Je me sépare également de Bernard Violet qui, dans l’interprétation de la personnalité de Jacques Vergès, sans exclure le rôle du métissage, privilégie largement le traumatisme lié à la naissance de Paul :

« A des interlocuteurs privilégiés de la presse écrite et audiovisuelle, il arrive parfois à Jacques Vergès de confier un signe. Toujours le même : une vieille photo jaunie de sa mère annamite, arrachée à la vie à l’âge de vingt-trois ans. A ses côtés, un seul garçon, Jacques, alors âgé d’un ou deux ans. Paul est absent. Et pour cause, il est son cadet de onze mois. Le grand secret de Me Vergès est tout entier dans cette photographie.
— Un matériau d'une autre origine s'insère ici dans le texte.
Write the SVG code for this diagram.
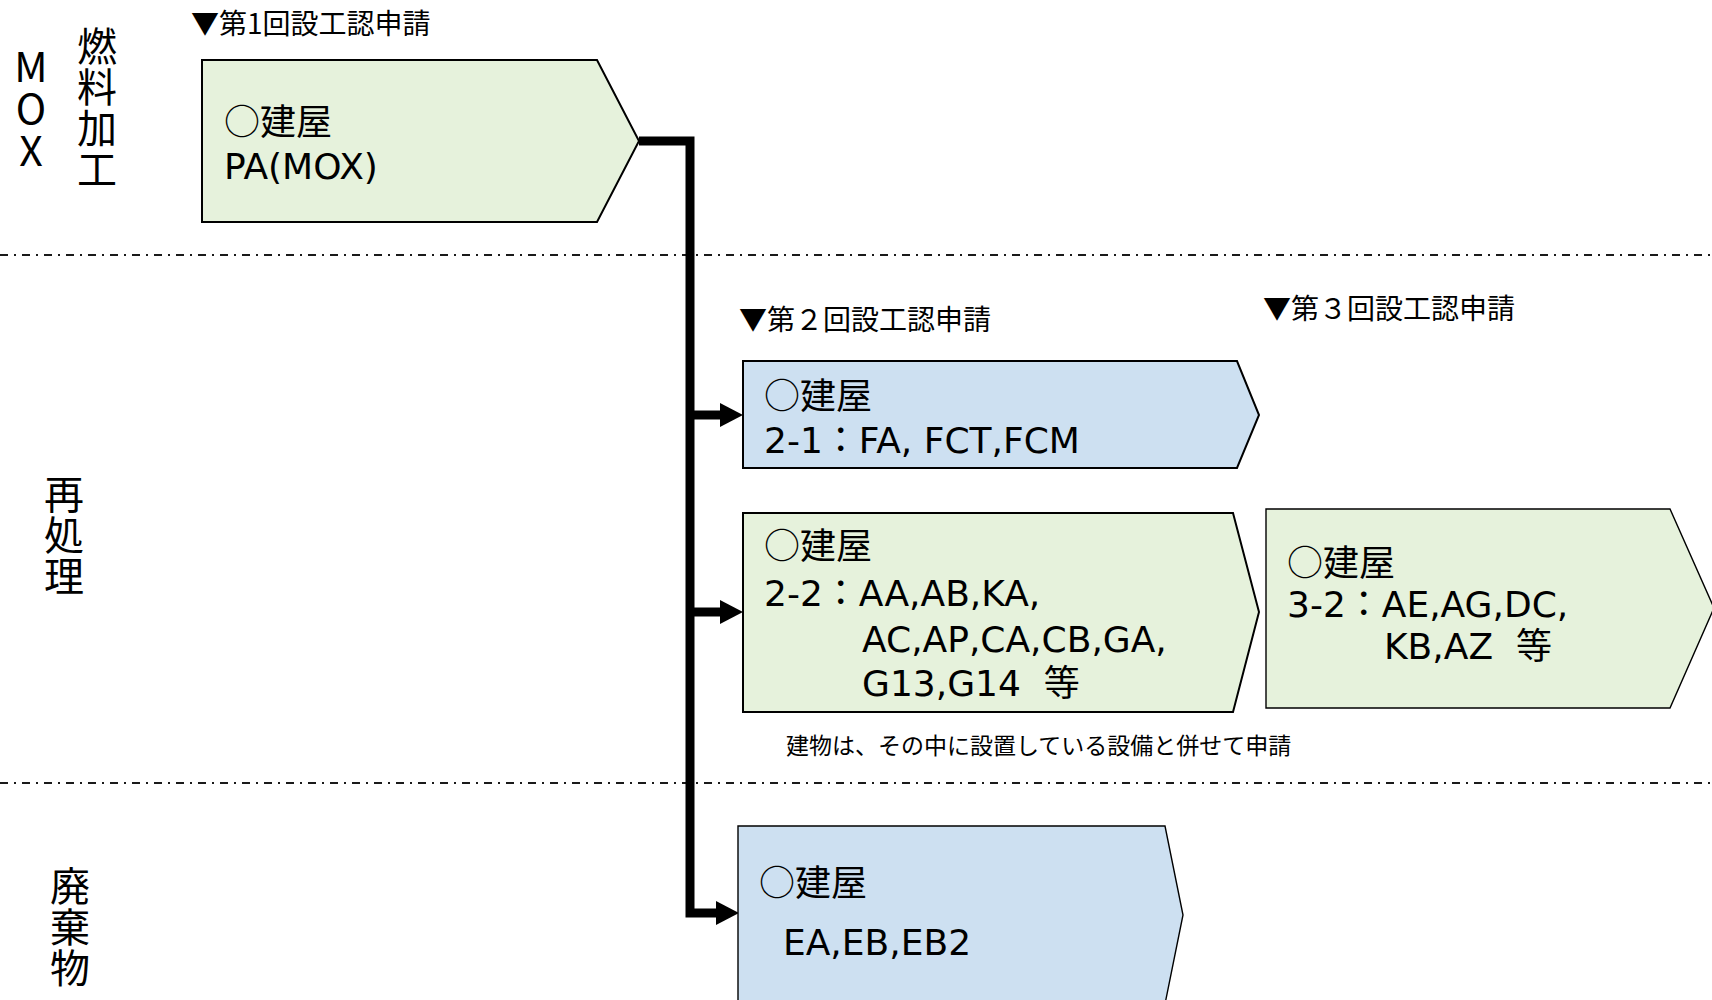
<svg xmlns="http://www.w3.org/2000/svg" width="1712" height="1000" viewBox="0 0 1712 1000">
<style>
.bg{fill:#ffffff}
.sep{stroke:#1a1a1a;stroke-width:2;stroke-dasharray:8 6 2 6;fill:none}
.green{fill:#e6f2dc;stroke:#000;stroke-width:2}
.blue{fill:#cde0f1;stroke:#000;stroke-width:2}
.thin{stroke-width:1.4}
.t{font-family:"DejaVu Sans","Noto Sans CJK JP",sans-serif;font-size:36px;fill:#000}
.j{font-family:"Noto Sans CJK JP",sans-serif;font-size:36px;fill:#000}
.hd{font-family:"Noto Sans CJK JP",sans-serif;font-size:28px;fill:#000}
.note{font-family:"Noto Sans CJK JP",sans-serif;font-size:23px;fill:#000}
.vlab{font-family:"Noto Sans CJK JP",sans-serif;font-size:40px;fill:#000;writing-mode:vertical-rl;text-orientation:upright;letter-spacing:1px}
.vlat{font-family:"Noto Sans CJK JP",sans-serif;font-size:41px;fill:#000;writing-mode:vertical-rl;text-orientation:upright;letter-spacing:1px}
.conn{stroke:#000;stroke-width:9;fill:none}
</style>
<defs>
<marker id="arr" markerUnits="userSpaceOnUse" viewBox="0 0 23 24" refX="0" refY="12" markerWidth="23" markerHeight="24" orient="auto">
<path d="M0,0 L23,12 L0,24 Z" fill="#000"/>
</marker>
</defs>
<rect class="bg" x="0" y="0" width="1712" height="1000"/>

<g id="separators">
<line class="sep" x1="0" y1="255" x2="1712" y2="255"/>
<line class="sep" x1="0" y1="783" x2="1712" y2="783"/>
</g>

<g id="row-labels">
<text class="vlat" x="31" y="46">MOX</text>
<text class="vlab" x="97" y="26">燃料加工</text>
<text class="vlab" x="64" y="474">再処理</text>
<text class="vlab" x="70" y="866">廃棄物</text>
</g>

<g id="headers">
<text class="hd" x="191" y="34">▼第1回設工認申請</text>
<text class="hd" x="739" y="330">▼第２回設工認申請</text>
<text class="hd" x="1263" y="319">▼第３回設工認申請</text>
</g>

<g id="connectors">
<path class="conn" d="M639,141 H690 V913 H716" marker-end="url(#arr)"/>
<path class="conn" d="M690,415 H720" marker-end="url(#arr)"/>
<path class="conn" d="M690,612 H720" marker-end="url(#arr)"/>
</g>

<g id="node-mox">
<polygon class="green" points="202,60 597,60 639,141 597,222 202,222"/>
<text class="j" x="224" y="135">○建屋</text>
<text class="t" x="224" y="179">PA(MOX)</text>
</g>

<g id="node-2-1">
<polygon class="blue" points="743,361 1237,361 1259,415 1237,468 743,468"/>
<text class="j" x="764" y="409">○建屋</text>
<text class="t" x="764" y="453">2-1：FA, FCT,FCM</text>
</g>

<g id="node-2-2">
<polygon class="green" points="743,513 1233,513 1259,612 1233,712 743,712"/>
<text class="j" x="764" y="559">○建屋</text>
<text class="t" x="764" y="606">2-2：AA,AB,KA,</text>
<text class="t" x="862" y="652">AC,AP,CA,CB,GA,</text>
<text class="t" x="862" y="696" xml:space="preserve">G13,G14  等</text>
</g>

<g id="node-3-2">
<polygon class="green thin" points="1266,509 1670,509 1714,608 1670,708 1266,708"/>
<text class="j" x="1287" y="576">○建屋</text>
<text class="t" x="1287" y="617">3-2：AE,AG,DC,</text>
<text class="t" x="1384" y="659" xml:space="preserve">KB,AZ  等</text>
</g>

<g id="node-note">
<text class="note" x="786" y="754">建物は、その中に設置している設備と併せて申請</text>
</g>

<g id="node-waste">
<polygon class="blue thin" points="738,826 1165,826 1183,915 1165,1004 738,1004"/>
<text class="j" x="759" y="896">○建屋</text>
<text class="t" x="783" y="955">EA,EB,EB2</text>
</g>
</svg>
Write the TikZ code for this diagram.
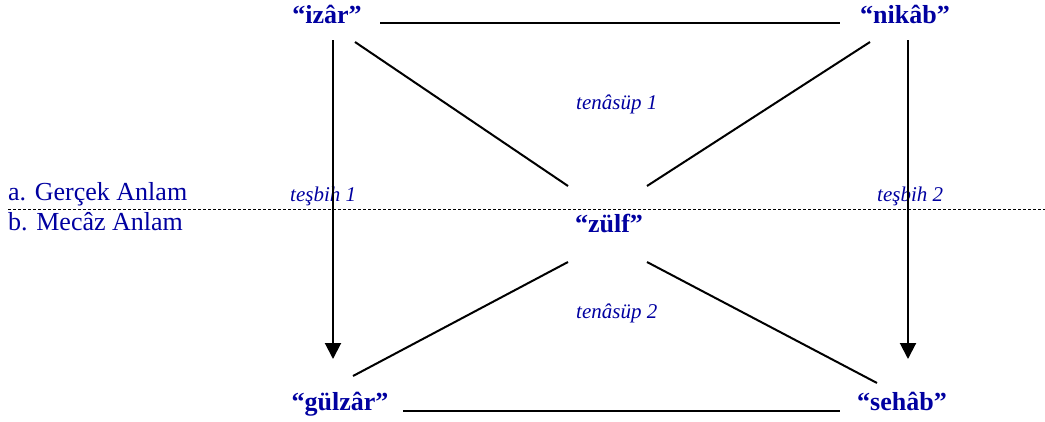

Il ne dit pas davantage lorsqu’il répète : « Je veux qu’on me trouve cohérent. » Son exigence est de se faire accepter en tant qu’être unique et légitime. Et ceci même au prix de toutes les provocations et de toutes les impostures. » (2000 : 254).

Je comprends bien l’hypothèse, mais je n’en saisis pas les fondements; j’ai déjà évoqué la photo en cause et je la crois antérieure à la naissance de Paul. Ce point est dans la logique de la théorie de B. Violet puisque si, sur cette photo, Jacques, comme le dit cet auteur, est « âgé d’un ou deux ans », Paul, plus jeune de onze mois, est déjà né ! Dans ce cas, une telle image serait plutôt propre à conforter Jacques qu’à le traumatiser, puisque sa mère aurait écarté le nouveau-né au profit exclusif de son fils aîné.